# What side of the edge to fish out of Destine??



## Rampage (Apr 10, 2008)

Gonna make our first run to the edge in a couple of weeks out of Destin and i am a little confused. What side do i need to fish on and where do you guys recommend? I didn't know if i should go to the left side or the right side or what? or does it really matter? Any body got any suggestions? wanted to troll for some hoo's and dolphin and maybe do a little bottom fishing.

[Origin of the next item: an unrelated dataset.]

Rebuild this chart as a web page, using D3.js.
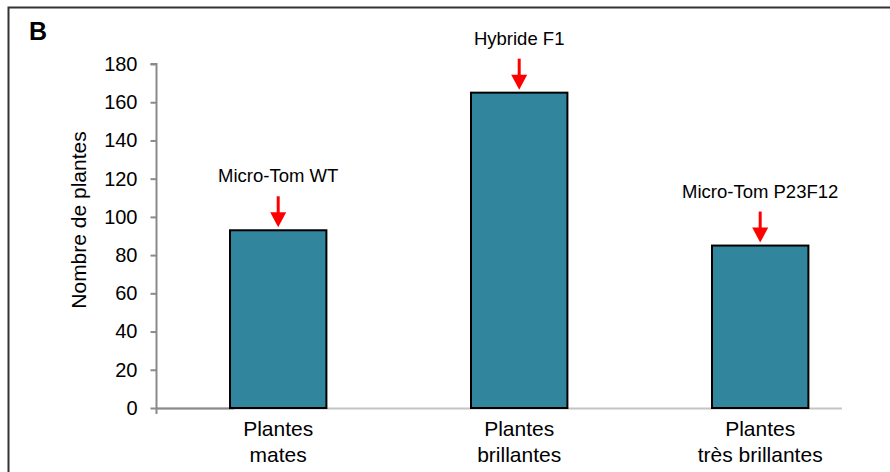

Does this sound reasonable or am i way off base here?

Left side










Right side


----------



## reelfinatical (Sep 30, 2007)

Hey, nice charts. :letsdrink lol.Here'sa recent related post about the edge: http://pensacolafishingforum.com/fishingforum/Topic138260-20-1.aspx#bottom

Since we leave out of Destin & don't want to burn a lot of time & gas getting to those farther SW spots, we go as far west as the first/toparrow in your top screenshot - that puts you 33nm from Destin pass. The middle arrow is 48nm away.The Ozark is what you're pointing toalong the 300' line in the 2ndscreenshot to the right. There are tons of bottom and ledges out there & its only 28-32nm from the pass. If you want to troll for hoos and dolphin I think I'd suggest going to the Nipple - bring it up in Supermap - I have 3 spots marked for it -


----------



## 401 Cay (Sep 30, 2007)

I have caught LOTS of wahoo trolling the ledge.. dolhin also but typically smaller ones. Zig Zag across the dropoffs and bottom fish where you have the best show.. good luck.


----------



## Rampage (Apr 10, 2008)

Thanks.. Hopefully we can troll up a couple of fish for the grill. How deep off the ledge do you normally troll?


----------



## younghooker (Oct 7, 2007)

look for weed lines while trolling the Edge out to the nipple & 131 Hole.. we run over the Oriskany .. early or late in day is best by far :usaflag


----------



## wrightackle (Oct 29, 2007)

What a neat post and great response. Props to reelfinatical for her reply and link to the edge post. This is exactly how a forum should operate.


----------